* WHAT IS EXPECTED *
Starting at the first line of the entries, extract each line up to and including the one that contains "plt.rcParams['font.size'] = 15.4", but leave out the pictures.

* THE DATA *
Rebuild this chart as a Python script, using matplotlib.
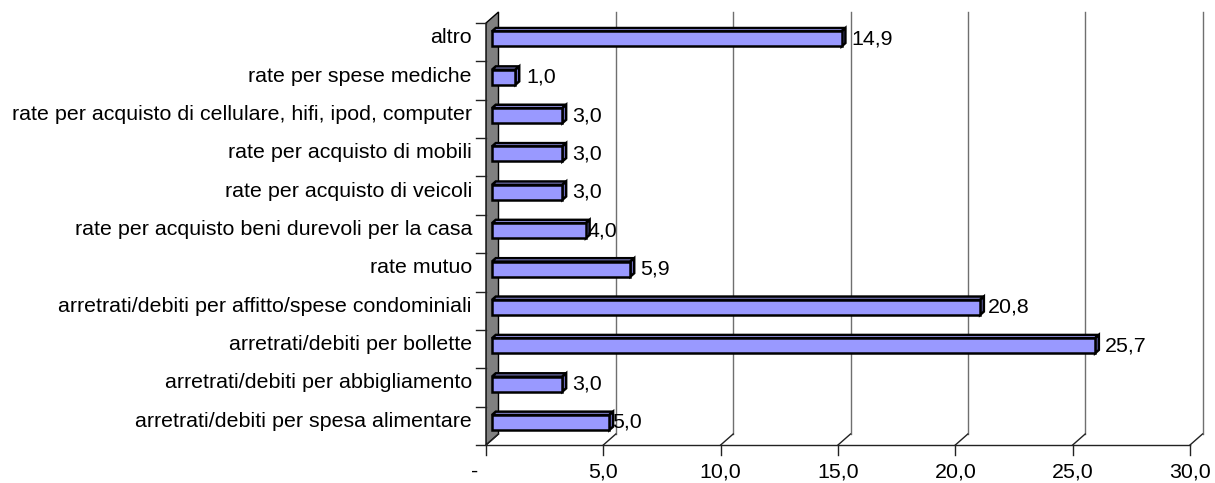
import matplotlib
matplotlib.use('Agg')
import matplotlib.pyplot as plt
from matplotlib.patches import Polygon
from matplotlib.transforms import offset_copy

plt.rcParams['font.family'] = ['Liberation Sans', 'DejaVu Sans']
plt.rcParams['font.size'] = 15.4

# ---- data (bottom to top) ----
categories = [
    "arretrati/debiti per spesa alimentare",
    "arretrati/debiti per abbigliamento",
    "arretrati/debiti per bollette",
    "arretrati/debiti per affitto/spese condominiali",
    "rate mutuo",
    "rate per acquisto beni durevoli per la casa",
    "rate per acquisto di veicoli",
    "rate per acquisto di mobili",
    "rate per acquisto di cellulare, hifi, ipod, computer",
    "rate per spese mediche",
    "altro",
]
values = [5.0, 3.0, 25.7, 20.8, 5.9, 4.0, 3.0, 3.0, 3.0, 1.0, 14.9]
xticks = [0, 5, 10, 15, 20, 25, 30]
xtick_labels = ['-', '5,0', '10,0', '15,0', '20,0', '25,0', '30,0']

# label padding (pixels) per bar, styling only
label_pad = [3, 10, 10, 8, 10, 2, 10, 10, 10, 11, 10]

# ---- layout ----
W, H = 1215, 483
L, R, B, T = 486, 1190, 445, 23
fig = plt.figure(figsize=(W / 100, H / 100), dpi=100)
fig.patch.set_facecolor('white')
ax = fig.add_axes([L / W, (H - B) / H, (R - L) / W, (B - T) / H])
n = len(categories)
xmax = xticks[-1]
ax.set_xlim(0, xmax)
ax.set_ylim(0, n)
ax.axis('off')

px_x = (R - L) / xmax
px_y = (B - T) / n
Dx = 12.5 / px_x
Dy = 11 / px_y

# left wall
ax.add_patch(Polygon([(0, 0), (Dx, Dy), (Dx, n + Dy), (0, n)], closed=True,
                     fc='#808080', ec='black', lw=1.0, clip_on=False, zorder=1))

# back wall gridlines
for t in xticks[1:]:
    ax.plot([t + Dx, t + Dx], [Dy, n + Dy], color='#6f6f6f', lw=1.0,
            clip_on=False, zorder=1)
# floor diagonals
for t in xticks:
    ax.plot([t, t + Dx], [0, Dy], color='#222222', lw=1.0, clip_on=False, zorder=1)
# front floor line
ax.plot([0, xmax], [0, 0], color='#222222', lw=1.0, clip_on=False, zorder=2)
# bottom ticks
for t in xticks:
    ax.plot([t, t], [0, -10 / px_y], color='#222222', lw=1.0, clip_on=False, zorder=2)
# left ticks
for k in range(n + 1):
    ax.plot([-10 / px_x, 0], [k, k], color='#222222', lw=1.0, clip_on=False, zorder=2)

# bars
f0, f1 = 0.48, 0.78
h = 15 / px_y
for i, v in enumerate(values):
    yc = i + 0.45
    y0, y1 = yc - h / 2, yc + h / 2
    front = [(f0 * Dx, y0 + f0 * Dy), (v + f0 * Dx, y0 + f0 * Dy),
             (v + f0 * Dx, y1 + f0 * Dy), (f0 * Dx, y1 + f0 * Dy)]
    top = [(f0 * Dx, y1 + f0 * Dy), (v + f0 * Dx, y1 + f0 * Dy),
           (v + f1 * Dx, y1 + f1 * Dy), (f1 * Dx, y1 + f1 * Dy)]
    cap = [(v + f0 * Dx, y0 + f0 * Dy), (v + f1 * Dx, y0 + f1 * Dy),
           (v + f1 * Dx, y1 + f1 * Dy), (v + f0 * Dx, y1 + f0 * Dy)]
    for poly, col in ((top, '#a3a3ff'), (cap, '#7676cc'), (front, '#9999ff')):
        ax.add_patch(Polygon(poly, closed=True, fc=col, ec='black', lw=1.8,
                             joinstyle='miter', clip_on=False, zorder=3))
    lab = f"{v:.1f}".replace('.', ',')
    ax.text(v + f0 * Dx, yc + f0 * Dy, lab, ha='left', va='center',
            transform=offset_copy(ax.transData, fig, x=label_pad[i], y=0, units='dots'),
            zorder=4)

# category labels
for i, c in enumerate(categories):
    ax.text(0, i + 0.5 + 0.5 * Dy, c, ha='right', va='center',
            transform=offset_copy(ax.transData, fig, x=-14, y=-1, units='dots'))

# x tick labels
for t, lab in zip(xticks, xtick_labels):
    dx = -11 if t == 0 else 0
    ax.text(t, 0, lab, ha='center', va='baseline',
            transform=offset_copy(ax.transData, fig, x=dx, y=-32, units='dots'))

fig.savefig('out.png', dpi=100, facecolor='white')
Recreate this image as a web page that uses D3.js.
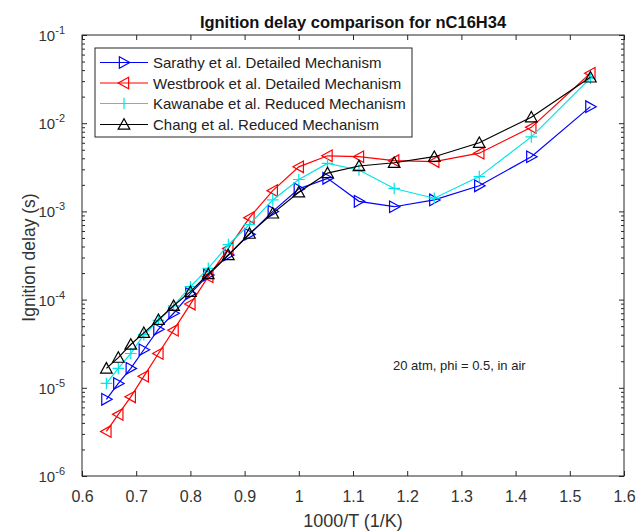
<!DOCTYPE html>
<html>
<head>
<meta charset="utf-8">
<script src="https://cdn.jsdelivr.net/npm/d3@7"></script>
<style>
  html, body { margin: 0; padding: 0; background: #fff; }
  svg { display: block; font-family: "Liberation Sans", Arial, Helvetica, sans-serif; }
</style>
</head>
<body>
<svg id="chart" width="639" height="532"></svg>
<script>
// ---------------- data ----------------
const invT = [0.645, 0.667, 0.690, 0.714, 0.741, 0.769, 0.800, 0.833, 0.870, 0.909, 0.952, 1.000, 1.053, 1.111, 1.176, 1.250, 1.333, 1.429, 1.538];

const sarathy   = [7.4e-6, 1.12e-5, 1.66e-5, 2.7e-5, 4.6e-5, 7.0e-5, 1.17e-4, 1.9e-4, 3.2e-4, 5.5e-4, 1.0e-3, 1.8e-3, 2.37e-3, 1.3e-3, 1.13e-3, 1.35e-3, 1.95e-3, 4.17e-3, 1.54e-2];
const westbrook = [3.2e-6, 5.0e-6, 7.9e-6, 1.35e-5, 2.45e-5, 4.5e-5, 8.9e-5, 1.82e-4, 3.8e-4, 8.5e-4, 1.72e-3, 3.2e-3, 4.27e-3, 4.17e-3, 3.76e-3, 3.67e-3, 4.57e-3, 8.97e-3, 3.68e-2];
const kawanabe  = [1.12e-5, 1.66e-5, 2.45e-5, 4.0e-5, 5.8e-5, 8.5e-5, 1.4e-4, 2.26e-4, 4.2e-4, 7.1e-4, 1.35e-3, 2.3e-3, 3.5e-3, 2.95e-3, 1.82e-3, 1.41e-3, 2.48e-3, 7.0e-3, 3.24e-2];
const chang     = [1.66e-5, 2.2e-5, 3.1e-5, 4.2e-5, 5.9e-5, 8.5e-5, 1.23e-4, 1.95e-4, 3.2e-4, 5.6e-4, 9.5e-4, 1.65e-3, 2.72e-3, 3.27e-3, 3.56e-3, 4.17e-3, 6.0e-3, 1.17e-2, 3.31e-2];

const seriesNames = ["Sarathy et al. Detailed Mechanism", "Westbrook et al. Detailed Mechanism", "Kawanabe et al. Reduced Mechanism", "Chang et al. Reduced Mechanism"];
const seriesColors = ["#0000ff", "#ff0000", "#00e5e5", "#000000"];
const seriesMarkers = ["right", "left", "plus", "up"];
const seriesValues = [sarathy, westbrook, kawanabe, chang];

const xTicks = [0.6, 0.7, 0.8, 0.9, 1.0, 1.1, 1.2, 1.3, 1.4, 1.5, 1.6];
const xTickLabels = ["0.6", "0.7", "0.8", "0.9", "1", "1.1", "1.2", "1.3", "1.4", "1.5", "1.6"];
const yTicks = [1e-6, 1e-5, 1e-4, 1e-3, 1e-2, 1e-1];
const yTickExps = ["-6", "-5", "-4", "-3", "-2", "-1"];

const titleText = "Ignition delay comparison for nC16H34";
const xLabelText = "1000/T (1/K)";
const yLabelText = "Ignition delay (s)";
const noteText = "20 atm, phi = 0.5, in air";

// ---------------- layout ----------------
const L = 82, R = 624, T = 35, B = 476;
const svg = d3.select("#chart");
const axisColor = "#262626";

const x = d3.scaleLinear().domain([0.6, 1.6]).range([L, R]);
const y = d3.scaleLog().domain([1e-6, 1e-1]).range([B, T]);

svg.append("rect").attr("width", 639).attr("height", 532).attr("fill", "#fff");

// minor ticks (log)
const minor = [];
for (let e = -6; e < -1; e++) for (let m = 2; m <= 9; m++) minor.push(m * Math.pow(10, e));

const g = svg.append("g");

// x axis bottom
const xAxisB = d3.axisBottom(x).tickValues(xTicks).tickFormat((d, i) => xTickLabels[i]).tickSize(-5).tickPadding(15);
const gxb = g.append("g").attr("transform", `translate(0,${B})`).call(xAxisB);
gxb.select(".domain").remove();
gxb.selectAll("line").attr("stroke", axisColor);
gxb.selectAll("text").attr("font-size", 16).attr("fill", "#333").attr("font-family", "Liberation Sans, Arial, sans-serif");

// x axis top (ticks only)
const xAxisT = d3.axisTop(x).tickValues(xTicks).tickFormat("").tickSize(-5);
const gxt = g.append("g").attr("transform", `translate(0,${T})`).call(xAxisT);
gxt.select(".domain").remove();
gxt.selectAll("line").attr("stroke", axisColor);

// y axis left major
const yAxisL = d3.axisLeft(y).tickValues(yTicks).tickFormat("").tickSize(-5);
const gyl = g.append("g").attr("transform", `translate(${L},0)`).call(yAxisL);
gyl.select(".domain").remove();
gyl.selectAll("line").attr("stroke", axisColor);
const yAxisLm = d3.axisLeft(y).tickValues(minor).tickFormat("").tickSize(-3);
const gylm = g.append("g").attr("transform", `translate(${L},0)`).call(yAxisLm);
gylm.select(".domain").remove();
gylm.selectAll("line").attr("stroke", axisColor);

// y axis right
const yAxisR = d3.axisRight(y).tickValues(yTicks).tickFormat("").tickSize(-5);
const gyr = g.append("g").attr("transform", `translate(${R},0)`).call(yAxisR);
gyr.select(".domain").remove();
gyr.selectAll("line").attr("stroke", axisColor);
const yAxisRm = d3.axisRight(y).tickValues(minor).tickFormat("").tickSize(-3);
const gyrm = g.append("g").attr("transform", `translate(${R},0)`).call(yAxisRm);
gyrm.select(".domain").remove();
gyrm.selectAll("line").attr("stroke", axisColor);

// y tick labels 10^n
yTicks.forEach((v, i) => {
  const t = svg.append("text").attr("x", L - 17).attr("y", y(v) + 6)
    .attr("text-anchor", "end").attr("fill", "#333").attr("font-size", 15);
  t.append("tspan").text("10");
  t.append("tspan").attr("font-size", 11).attr("dy", -7).text(yTickExps[i]);
});

// box
svg.append("rect").attr("x", L).attr("y", T).attr("width", R - L).attr("height", B - T)
  .attr("fill", "none").attr("stroke", axisColor).attr("stroke-width", 1);

// ---------------- series ----------------
const MS = 5.8;
function markerPath(type, s) {
  if (type === "right") return `M${-s * 0.8},${-s}L${s},0L${-s * 0.8},${s}Z`;
  if (type === "left") return `M${s * 0.8},${-s}L${-s},0L${s * 0.8},${s}Z`;
  if (type === "up") return `M${-s},${s * 0.8}L0,${-s}L${s},${s * 0.8}Z`;
  if (type === "plus") return `M${-s},0L${s},0M0,${-s}L0,${s}`;
  return "";
}

const line = d3.line().x(d => x(d[0])).y(d => y(d[1]));
seriesValues.forEach((vals, k) => {
  const pts = invT.map((xv, i) => [xv, vals[i]]);
  const sg = svg.append("g");
  sg.append("path").attr("d", line(pts)).attr("fill", "none")
    .attr("stroke", seriesColors[k]).attr("stroke-width", 1.2);
  sg.selectAll("path.m").data(pts).enter().append("path").attr("class", "m")
    .attr("transform", d => `translate(${x(d[0])},${y(d[1])})`)
    .attr("d", markerPath(seriesMarkers[k], MS))
    .attr("fill", "none").attr("stroke", seriesColors[k]).attr("stroke-width", 1.2);
});

// ---------------- legend ----------------
const lg = svg.append("g");
lg.append("rect").attr("x", 95).attr("y", 48).attr("width", 317).attr("height", 89)
  .attr("fill", "#fff").attr("stroke", axisColor).attr("stroke-width", 1);
const rowY = [62.5, 83, 103.5, 124.5];
seriesNames.forEach((name, k) => {
  lg.append("line").attr("x1", 100).attr("x2", 148).attr("y1", rowY[k]).attr("y2", rowY[k])
    .attr("stroke", seriesColors[k]).attr("stroke-width", 1.2);
  lg.append("path").attr("transform", `translate(124,${rowY[k]})`)
    .attr("d", markerPath(seriesMarkers[k], MS)).attr("fill", "none")
    .attr("stroke", seriesColors[k]).attr("stroke-width", 1.2);
  lg.append("text").attr("x", 153).attr("y", rowY[k] + 5.5).attr("font-size", 15)
    .attr("fill", "#222").text(name);
});

// ---------------- texts ----------------
svg.append("text").attr("x", (L + R) / 2).attr("y", 28).attr("text-anchor", "middle")
  .attr("font-size", 16.5).attr("font-weight", "bold").attr("fill", "#111").text(titleText);
svg.append("text").attr("x", (L + R) / 2).attr("y", 527).attr("text-anchor", "middle")
  .attr("font-size", 18).attr("fill", "#333").text(xLabelText);
svg.append("text").attr("transform", `translate(35,${(T + B) / 2 + 2}) rotate(-90)`).attr("text-anchor", "middle")
  .attr("font-size", 17.5).attr("fill", "#333").text(yLabelText);
svg.append("text").attr("x", 393).attr("y", 370).attr("font-size", 13)
  .attr("fill", "#222").text(noteText);
</script>
</body>
</html>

* SOLUTION *
Rebuild this chart as a Python script, using matplotlib.
import matplotlib
matplotlib.use('Agg')
import matplotlib.pyplot as plt
from matplotlib.patches import Polygon
from matplotlib.transforms import offset_copy

plt.rcParams['font.family'] = ['Liberation Sans', 'DejaVu Sans']
plt.rcParams['font.size'] = 15.4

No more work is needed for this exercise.